Der Verteidiger des Angeklagten stellte hingegen den Vorsatz für die Taten infrage - schließlich habe der frühere Bezirksrichter niemanden geschädigt. Trotzdem wurde der 65-Jährige vom Schöffensenat wegen Amtsmissbrauchs schuldig gesprochen. Das Gericht sah es als erwiesen an, dass der Angeklagte wissentlich Befugnisse missbraucht hat, indem er Zeugenaussagen in Abwesenheit verlesen hat. Das Urteil - eine Geldstrafe in Höhe von 18.000 Euro - ist nicht rechtskräftig.

Keine gewöhnliche Anklage

Es war keine gewöhnliche Anklage, mit der sich der Schöffensenat unter Vorsitz von Richter Andreas Böhler befassen musste. Immerhin saß ihm auf der Anklagebank ein ehemaliger Amtskollege gegenüber, der mehr als 36 Jahre lang als Straf- und Zivilrichter in Tirol tätig war. Die Staatsanwaltschaft warf dem Mann neben Amtsmissbrauch auch die Unterdrückung von Urkunden und Beweismittel vor.

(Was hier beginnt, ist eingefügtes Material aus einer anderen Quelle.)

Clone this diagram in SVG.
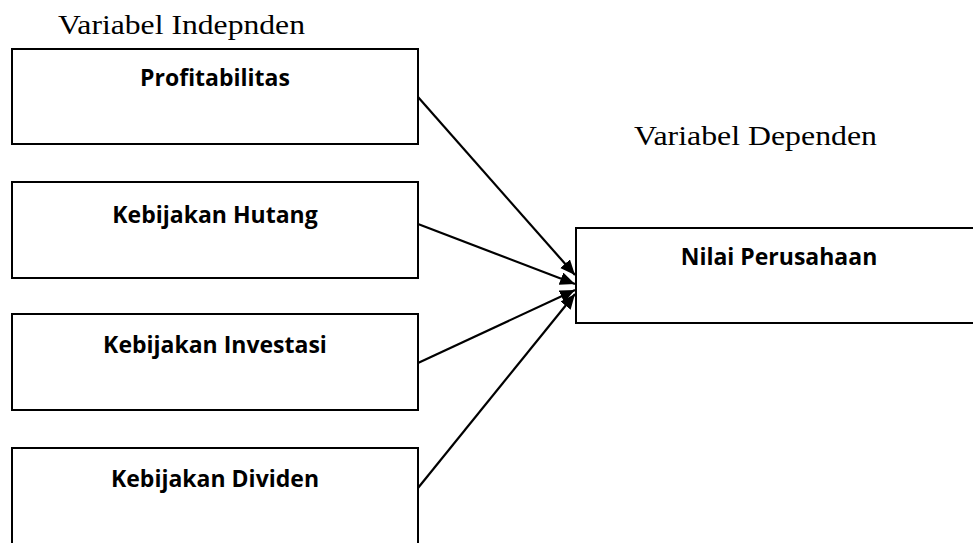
<svg xmlns="http://www.w3.org/2000/svg" width="973" height="543" viewBox="0 0 973 543">
<style>
.box{fill:#fff;stroke:#000;stroke-width:2}
.lbl{font-family:"Open Sans","Liberation Sans",sans-serif;font-weight:bold;font-size:23px;fill:#000;text-anchor:middle}
.hdr{font-family:"Liberation Serif","Times New Roman",serif;font-size:28px;fill:#000}
.arr{stroke:#000;stroke-width:2.2;fill:none;marker-end:url(#ah)}
</style>
<defs>
<marker id="ah" markerUnits="userSpaceOnUse" markerWidth="16" markerHeight="14" refX="15" refY="6.5" orient="auto">
<path d="M0,0 L15,6.5 L0,13 z" fill="#000"/>
</marker>
</defs>
<rect width="973" height="543" fill="#fff"/>
<text class="hdr" x="58" y="34" textLength="247" lengthAdjust="spacingAndGlyphs">Variabel Indepnden</text>
<text class="hdr" x="634" y="145" textLength="243" lengthAdjust="spacingAndGlyphs">Variabel Dependen</text>
<g id="profitabilitas">
<rect class="box" x="12" y="49" width="406" height="95"/>
<text class="lbl" x="215" y="86">Profitabilitas</text>
</g>
<g id="kebijakan-hutang">
<rect class="box" x="12" y="182" width="406" height="96"/>
<text class="lbl" x="215" y="223">Kebijakan Hutang</text>
</g>
<g id="kebijakan-investasi">
<rect class="box" x="12" y="314" width="406" height="96"/>
<text class="lbl" x="215" y="353">Kebijakan Investasi</text>
</g>
<g id="kebijakan-dividen">
<rect class="box" x="12" y="448" width="406" height="110"/>
<text class="lbl" x="215" y="487">Kebijakan Dividen</text>
</g>
<g id="nilai-perusahaan">
<rect class="box" x="576" y="228" width="420" height="95"/>
<text class="lbl" x="779" y="265">Nilai Perusahaan</text>
</g>
<g id="connectors">
<line class="arr" x1="418" y1="97" x2="575" y2="275"/>
<line class="arr" x1="418" y1="224" x2="575" y2="284"/>
<line class="arr" x1="418" y1="363" x2="575" y2="290"/>
<line class="arr" x1="418" y1="488" x2="575" y2="294"/>
</g>
</svg>
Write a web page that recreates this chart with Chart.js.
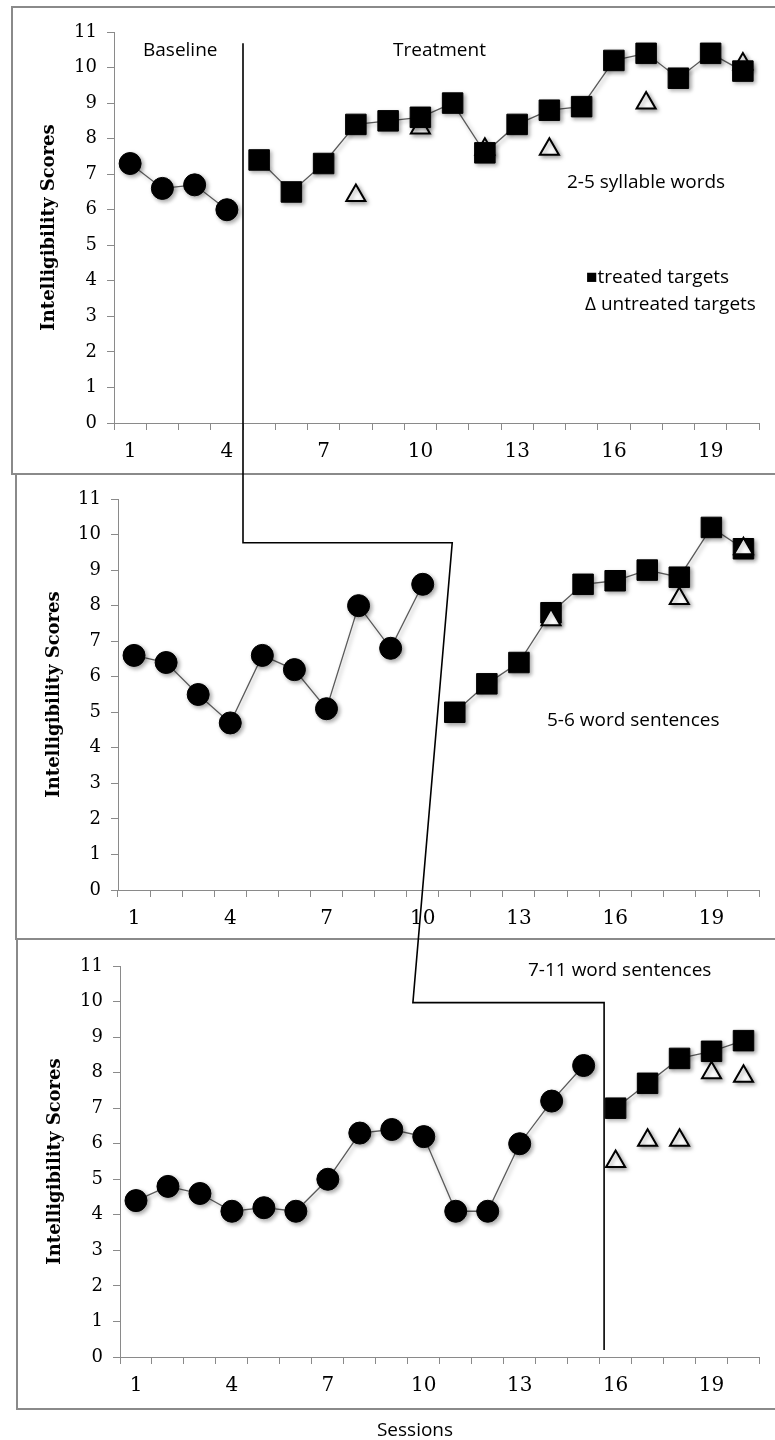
<!DOCTYPE html>
<html>
<head>
<meta charset="utf-8">
<script src="https://cdn.jsdelivr.net/npm/chart.js@4.4.1/dist/chart.umd.min.js"></script>
<style>
  html, body { margin: 0; padding: 0; background: #fff; width: 775px; height: 1440px; overflow: hidden; }
  .panel { position: absolute; border: 2px solid #8a8a8a; box-sizing: border-box; }
  canvas { position: absolute; left: 0; }
  #overlay { top: 0; z-index: 5; pointer-events: none; }
</style>
</head>
<body>
<div class="panel" style="left:11px; top:6px; width:800px; height:469px"></div>
<div class="panel" style="left:15px; top:473px; width:800px; height:467px"></div>
<div class="panel" style="left:16px; top:938px; width:800px; height:472px"></div>

<canvas id="words" width="775" height="474" style="top:0"></canvas>
<canvas id="short" width="775" height="465" style="top:474px"></canvas>
<canvas id="long" width="775" height="469" style="top:940px"></canvas>
<canvas id="overlay" width="775" height="1440"></canvas>

<script>
const sessions = ["1", "2", "3", "4", "5", "6", "7", "8", "9", "10",
  "11", "12", "13", "14", "15", "16", "17", "18", "19", "20"];
const shownTicks = ["1", "4", "7", "10", "13", "16", "19"];

// 2-5 syllable words
const wordsBaseline = [7.3, 6.6, 6.7, 6.0, null, null, null, null, null, null,
  null, null, null, null, null, null, null, null, null, null];
const wordsTreated = [null, null, null, null, 7.4, 6.5, 7.3, 8.4, 8.5, 8.6,
  9.0, 7.6, 8.4, 8.8, 8.9, 10.2, 10.4, 9.7, 10.4, 9.9];
const wordsUntreated = [null, null, null, null, null, null, null, 6.4, null, 8.3,
  null, 7.7, null, 7.7, null, null, 9.0, null, null, 10.1];

// 5-6 word sentences
const shortBaseline = [6.6, 6.4, 5.5, 4.7, 6.6, 6.2, 5.1, 8.0, 6.8, 8.6,
  null, null, null, null, null, null, null, null, null, null];
const shortTreated = [null, null, null, null, null, null, null, null, null, null,
  5.0, 5.8, 6.4, 7.8, 8.6, 8.7, 9.0, 8.8, 10.2, 9.6];
const shortUntreated = [null, null, null, null, null, null, null, null, null, null,
  null, null, null, 7.6, null, null, null, 8.2, null, 9.6];

// 7-11 word sentences
const longBaseline = [4.4, 4.8, 4.6, 4.1, 4.2, 4.1, 5.0, 6.3, 6.4, 6.2,
  4.1, 4.1, 6.0, 7.2, 8.2, null, null, null, null, null];
const longTreated = [null, null, null, null, null, null, null, null, null, null,
  null, null, null, null, null, 7.0, 7.7, 8.4, 8.6, 8.9];
const longUntreated = [null, null, null, null, null, null, null, null, null, null,
  null, null, null, null, null, 5.5, 6.1, 6.1, 8.0, 7.9];

const axisGray = "#8a8a8a";
const lineGray = "#5a5a5a";

const markerShadow = {
  id: "markerShadow",
  beforeDatasetDraw(chart) {
    const c = chart.ctx;
    c.save();
    c.shadowColor = "rgba(0,0,0,0.35)";
    c.shadowBlur = 4;
    c.shadowOffsetX = 2;
    c.shadowOffsetY = 2;
  },
  afterDatasetDraw(chart) {
    chart.ctx.restore();
  }
};

function makeChart(id, base, treated, untreated, lay) {
  return new Chart(document.getElementById(id), {
    type: "line",
    data: {
      labels: sessions,
      datasets: [
        {
          label: "baseline",
          data: base,
          borderColor: lineGray,
          borderWidth: 1.3,
          pointStyle: "circle",
          pointRadius: 11,
          pointBackgroundColor: "#000",
          pointBorderColor: "#000",
          pointBorderWidth: 1,
          order: 2
        },
        {
          label: "treated targets",
          data: treated,
          borderColor: lineGray,
          borderWidth: 1.3,
          pointStyle: "rect",
          pointRadius: 14.5,
          pointBackgroundColor: "#000",
          pointBorderColor: "#000",
          pointBorderWidth: 1,
          order: 2
        },
        {
          label: "untreated targets",
          data: untreated,
          showLine: false,
          pointStyle: "triangle",
          pointRadius: 11,
          pointBackgroundColor: "#fff",
          pointBorderColor: "#000",
          pointBorderWidth: 2,
          order: lay.triOnTop ? 1 : 3
        }
      ]
    },
    options: {
      responsive: false,
      animation: false,
      events: [],
      layout: { padding: lay.padding },
      plugins: { legend: { display: false }, tooltip: { enabled: false } },
      scales: {
        x: {
          offset: true,
          grid: { offset: true, drawOnChartArea: false, tickLength: 7, color: axisGray },
          border: { color: axisGray },
          ticks: {
            autoSkip: false,
            maxRotation: 0,
            padding: 10,
            color: "#000",
            font: { family: "DejaVu Serif", size: 20 },
            callback(v, i) {
              const l = sessions[i];
              return shownTicks.includes(l) ? l : "";
            }
          },
          afterFit(s) { s.height = 45; }
        },
        y: {
          min: 0,
          max: 11,
          ticks: { stepSize: 1, padding: 10, color: "#000", font: { family: "DejaVu Serif", size: 18 } },
          grid: { drawOnChartArea: false, tickLength: 7, color: axisGray },
          border: { color: axisGray },
          title: {
            display: true,
            text: "Intelligibility Scores",
            color: "#000",
            font: { family: "DejaVu Serif", size: 18, weight: "bold" },
            padding: { top: lay.titlePad, bottom: 0 }
          },
          afterFit(s) { s.width = lay.yWidth; }
        }
      }
    },
    plugins: [markerShadow]
  });
}

const top1 = 0, top2 = 474, top3 = 940;

const words = makeChart("words", wordsBaseline, wordsTreated, wordsUntreated, {
  padding: { top: 32, bottom: 6, left: 0, right: 16 }, yWidth: 114, titlePad: 39, triOnTop: false
});
const shortS = makeChart("short", shortBaseline, shortTreated, shortUntreated, {
  padding: { top: 25, bottom: 4, left: 0, right: 10 }, yWidth: 118, titlePad: 44, triOnTop: true
});
const longS = makeChart("long", longBaseline, longTreated, longUntreated, {
  padding: { top: 26, bottom: 7, left: 0, right: 9 }, yWidth: 120, titlePad: 45, triOnTop: true
});

// phase change line, in session / score units of each panel
function pt(chart, top, session, score) {
  return [chart.scales.x.getPixelForValue(session - 1), top + chart.scales.y.getPixelForValue(score)];
}

const g = document.getElementById("overlay").getContext("2d");
const a = pt(words, top1, 4.5, 10.68);
const b = [a[0], pt(shortS, top2, 4.5, 9.77)[1]];
const c = pt(shortS, top2, 10.92, 9.77);
const d = pt(longS, top3, 9.66, 9.97);
const e = pt(longS, top3, 15.64, 9.97);
const f = [e[0], pt(longS, top3, 15.64, 0.2)[1]];

g.strokeStyle = "#000";
g.lineWidth = 1.6;
g.beginPath();
g.moveTo(a[0], a[1]);
g.lineTo(b[0], b[1]);
g.lineTo(c[0], c[1]);
g.lineTo(d[0], d[1]);
g.lineTo(e[0], e[1]);
g.lineTo(f[0], f[1]);
g.stroke();

// annotations
g.fillStyle = "#000";
g.textBaseline = "alphabetic";
g.font = '19px "Open Sans"';
g.textAlign = "left";
g.fillText("Baseline", 143, 56);
g.fillText("Treatment", 393, 56);
g.fillText("2-5 syllable words", 567, 188);
g.fillText("\u25A0treated targets", 586, 283);
g.fillText("\u0394 untreated targets", 585, 310);
g.fillText("5-6 word sentences", 547, 726);
g.fillText("7-11 word sentences", 528, 976);
g.textAlign = "center";
g.fillText("Sessions", 415, 1436);
</script>
</body>
</html>
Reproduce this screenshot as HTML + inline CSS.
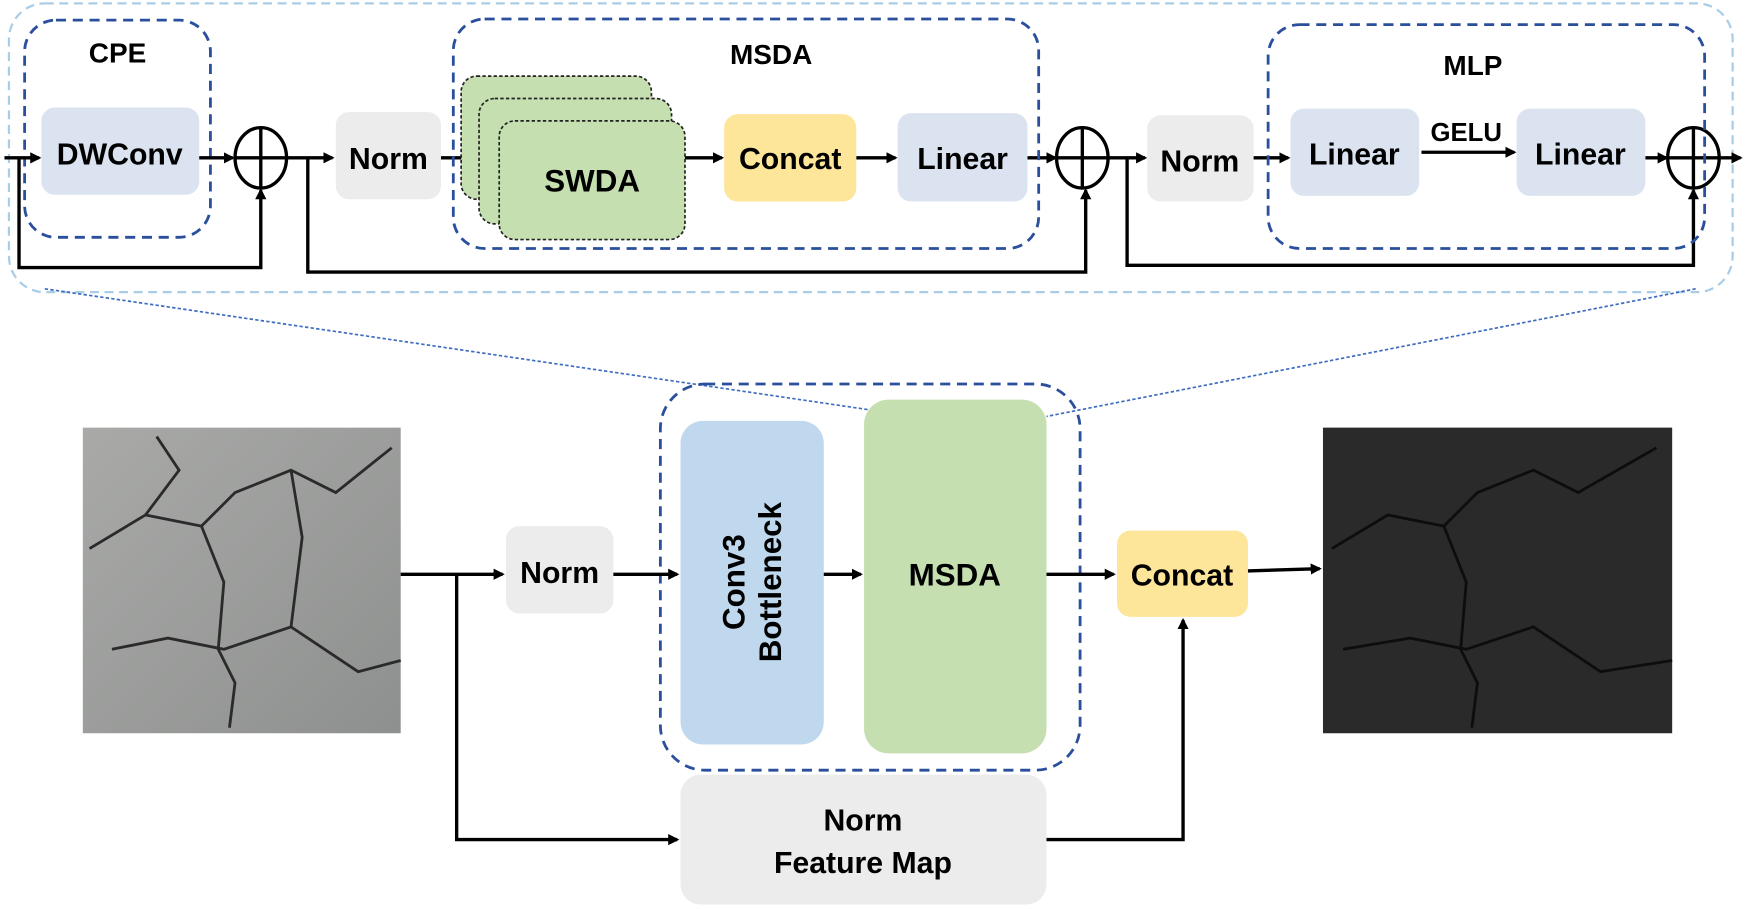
<!DOCTYPE html>
<html><head><meta charset="utf-8"><style>
html,body{margin:0;padding:0;background:#fff;}
svg{display:block;font-family:"Liberation Sans",Arial,sans-serif;font-weight:bold;}
</style></head><body>
<svg width="1755" height="909" viewBox="0 0 1568 812" preserveAspectRatio="none" xmlns="http://www.w3.org/2000/svg">
<defs>
<marker id="a" markerWidth="10" markerHeight="10" refX="8" refY="5" orient="auto" markerUnits="userSpaceOnUse"><path d="M0,0 L10,5 L0,10 z" fill="#000"/></marker>
<linearGradient id="g1" x1="0" y1="0" x2="1" y2="1"><stop offset="0" stop-color="#a9aaa8"/><stop offset="1" stop-color="#8e908f"/></linearGradient>
</defs>
<rect x="8" y="3" width="1540" height="258" rx="32" fill="none" stroke="#a9cde6" stroke-width="2" stroke-dasharray="8,5"/>
<line x1="40" y1="258" x2="790" y2="368" stroke="#3d6cc0" stroke-width="1.5" stroke-dasharray="3,2"/>
<line x1="1515" y1="258" x2="935" y2="372" stroke="#3d6cc0" stroke-width="1.5" stroke-dasharray="3,2"/>
<rect x="22" y="18" width="166" height="194" rx="28" fill="none" stroke="#2a4f9c" stroke-width="2.5" stroke-dasharray="9,6"/>
<text x="105" y="56" font-size="25" text-anchor="middle">CPE</text>
<rect x="37" y="96" width="141" height="78" rx="12" fill="#dbe3f0"/>
<text x="107" y="147" font-size="27" text-anchor="middle">DWConv</text>
<g stroke="#000" stroke-width="3" fill="none">
<ellipse cx="233" cy="141" rx="23" ry="27"/><line x1="210" y1="141" x2="256" y2="141"/><line x1="233" y1="114" x2="233" y2="168"/>
<ellipse cx="967" cy="141" rx="23" ry="27"/><line x1="944" y1="141" x2="990" y2="141"/><line x1="967" y1="114" x2="967" y2="168"/>
<ellipse cx="1513" cy="141" rx="23" ry="27"/><line x1="1490" y1="141" x2="1536" y2="141"/><line x1="1513" y1="114" x2="1513" y2="168"/>
</g>
<g stroke="#000" stroke-width="3" fill="none">
<line x1="4" y1="141" x2="35" y2="141" marker-end="url(#a)"/>
<line x1="178" y1="141" x2="208" y2="141" marker-end="url(#a)"/>
<polyline points="17,141 17,239 233,239 233,170" marker-end="url(#a)"/>
<line x1="256" y1="141" x2="297" y2="141" marker-end="url(#a)"/>
<polyline points="275,141 275,243 970,243 970,170" marker-end="url(#a)"/>
<line x1="394" y1="141" x2="425" y2="141" marker-end="url(#a)"/>
<line x1="612" y1="141" x2="645" y2="141" marker-end="url(#a)"/>
<line x1="765" y1="141" x2="800" y2="141" marker-end="url(#a)"/>
<line x1="918" y1="141" x2="943" y2="141" marker-end="url(#a)"/>
<line x1="990" y1="141" x2="1023" y2="141" marker-end="url(#a)"/>
<polyline points="1007,141 1007,237 1513,237 1513,170" marker-end="url(#a)"/>
<line x1="1120" y1="141" x2="1151" y2="141" marker-end="url(#a)"/>
<line x1="1270" y1="136" x2="1353" y2="136" marker-end="url(#a)"/>
<line x1="1470" y1="141" x2="1489" y2="141" marker-end="url(#a)"/>
<line x1="1536" y1="141" x2="1555" y2="141" marker-end="url(#a)"/>
</g>
<rect x="300" y="100" width="94" height="78" rx="12" fill="#ececec"/>
<text x="347" y="151" font-size="27" text-anchor="middle">Norm</text>
<rect x="405" y="17" width="523" height="205" rx="28" fill="none" stroke="#2a4f9c" stroke-width="2.5" stroke-dasharray="9,6"/>
<text x="689" y="57" font-size="25" text-anchor="middle">MSDA</text>
<rect x="412" y="68" width="170" height="110" rx="14" fill="#c5dfb0" stroke="#222" stroke-width="1.5" stroke-dasharray="3,2"/>
<rect x="428" y="88" width="172" height="112" rx="14" fill="#c5dfb0" stroke="#222" stroke-width="1.5" stroke-dasharray="3,2"/>
<rect x="446" y="108" width="166" height="106" rx="14" fill="#c5dfb0" stroke="#222" stroke-width="1.5" stroke-dasharray="3,2"/>
<text x="529" y="171" font-size="28" text-anchor="middle">SWDA</text>
<rect x="647" y="102" width="118" height="78" rx="12" fill="#fde599"/>
<text x="706" y="151" font-size="27" text-anchor="middle">Concat</text>
<rect x="802" y="101" width="116" height="79" rx="12" fill="#dbe3f0"/>
<text x="860" y="151" font-size="27" text-anchor="middle">Linear</text>
<rect x="1025" y="103" width="95" height="77" rx="12" fill="#ececec"/>
<text x="1072" y="153" font-size="27" text-anchor="middle">Norm</text>
<rect x="1133" y="22" width="390" height="200" rx="28" fill="none" stroke="#2a4f9c" stroke-width="2.5" stroke-dasharray="9,6"/>
<text x="1316" y="67" font-size="25" text-anchor="middle">MLP</text>
<rect x="1153" y="97" width="115" height="78" rx="12" fill="#dbe3f0"/>
<text x="1210" y="147" font-size="27" text-anchor="middle">Linear</text>
<text x="1310" y="126" font-size="23" text-anchor="middle">GELU</text>
<rect x="1355" y="97" width="115" height="78" rx="12" fill="#dbe3f0"/>
<text x="1412" y="147" font-size="27" text-anchor="middle">Linear</text>
<rect x="74" y="382" width="284" height="273" fill="url(#g1)"/>
<g stroke="#2a2a2a" stroke-width="2.5" fill="none">
<path d="M80,490 L130,460 L180,470 L210,440 L260,420 L300,440 L350,400"/>
<path d="M180,470 L200,520 L195,580 L210,610 L205,650"/>
<path d="M100,580 L150,570 L200,580 L260,560 L320,600 L358,590"/>
<path d="M260,420 L270,480 L260,560"/>
<path d="M140,390 L160,420 L130,460"/>
</g>
<rect x="1182" y="382" width="312" height="273" fill="#2a2a2a"/>
<g stroke="#0d0d0d" stroke-width="2.5" fill="none">
<path d="M1190,490 L1240,460 L1290,470 L1320,440 L1370,420 L1410,440 L1480,400"/>
<path d="M1290,470 L1310,520 L1305,580 L1320,610 L1315,650"/>
<path d="M1200,580 L1260,570 L1310,580 L1370,560 L1430,600 L1494,590"/>
</g>
<rect x="590" y="343" width="375" height="345" rx="40" fill="none" stroke="#2a4f9c" stroke-width="2.5" stroke-dasharray="9,6"/>
<rect x="452" y="470" width="96" height="78" rx="12" fill="#ececec"/>
<text x="500" y="521" font-size="27" text-anchor="middle">Norm</text>
<rect x="608" y="376" width="128" height="289" rx="20" fill="#bfd8ed"/>
<text transform="translate(672,520) rotate(-90)" font-size="28" text-anchor="middle"><tspan x="0" y="-7">Conv3</tspan><tspan x="0" y="26">Bottleneck</tspan></text>
<rect x="772" y="357" width="163" height="316" rx="22" fill="#c5dfb0"/>
<text x="853" y="523" font-size="28" text-anchor="middle">MSDA</text>
<rect x="998" y="474" width="117" height="77" rx="12" fill="#fde599"/>
<text x="1056" y="523" font-size="27" text-anchor="middle">Concat</text>
<rect x="608" y="692" width="327" height="116" rx="18" fill="#ececec"/>
<text x="771" y="742" font-size="27" text-anchor="middle">Norm</text>
<text x="771" y="780" font-size="27" text-anchor="middle">Feature Map</text>
<g stroke="#000" stroke-width="3" fill="none">
<line x1="358" y1="513" x2="449" y2="513" marker-end="url(#a)"/>
<polyline points="408,513 408,750 605,750" marker-end="url(#a)"/>
<line x1="548" y1="513" x2="605" y2="513" marker-end="url(#a)"/>
<line x1="736" y1="513" x2="769" y2="513" marker-end="url(#a)"/>
<line x1="935" y1="513" x2="995" y2="513" marker-end="url(#a)"/>
<line x1="1115" y1="510" x2="1179" y2="508" marker-end="url(#a)"/>
<polyline points="935,750 1057,750 1057,554" marker-end="url(#a)"/>
</g>
</svg>
</body></html>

Angeklagter bestreitet Vorwürfe

Der Angeklagte bestritt die Vorwürfe, für ihn sei die Anklage aus heiterem Himmel gekommen. Er gab zwar zu, Verhandlungen auf teils unorthodoxe Weise geführt zu haben, wissentlich gegen bestehende Vorschriften habe er aber nie verstoßen. Ein Beispiel: In einem Verfahren gegen einen englischsprachigen Angeklagten wurde von der Staatsanwaltschaft ein Dolmetscher beantragt. Der Richter wies diesen Antrag ab – mit der Begründung: er werde selbst übersetzen, da er die Sprache fließend beherrsche. Er sei damals der Meinung gewesen, dass er damit nach Vorschrift handle. Ein Irrtum, wie sich später herausstellte, denn eine Änderung in der Strafprozessordnung macht mittlerweile die Hinzuziehung eines Dolmetschers in so einem Fall zur Pflicht.

„Habe nicht jedes Mail genau durchgelesen“

Die Frage von Richter Böhler, ob der Angeklagte gerade am Ende seiner beruflichen Laufbahn immer über die neusten Gesetzesänderungen informiert gewesen sei, bejaht der seit heuer pensioniert Richter grundsätzlich. Er habe regelmäßig Fortbildungen absolviert, aber vielleicht nicht jedes Mail, dass Gesetzesänderungen betroffen hat, genau durchgelesen. Sein Anwalt bringt es folgendermaßen auf den Punkt: Die Einhaltung von sämtlichen Verhandlungs-Vorschriften sei für Richter in der Praxis kaum möglich.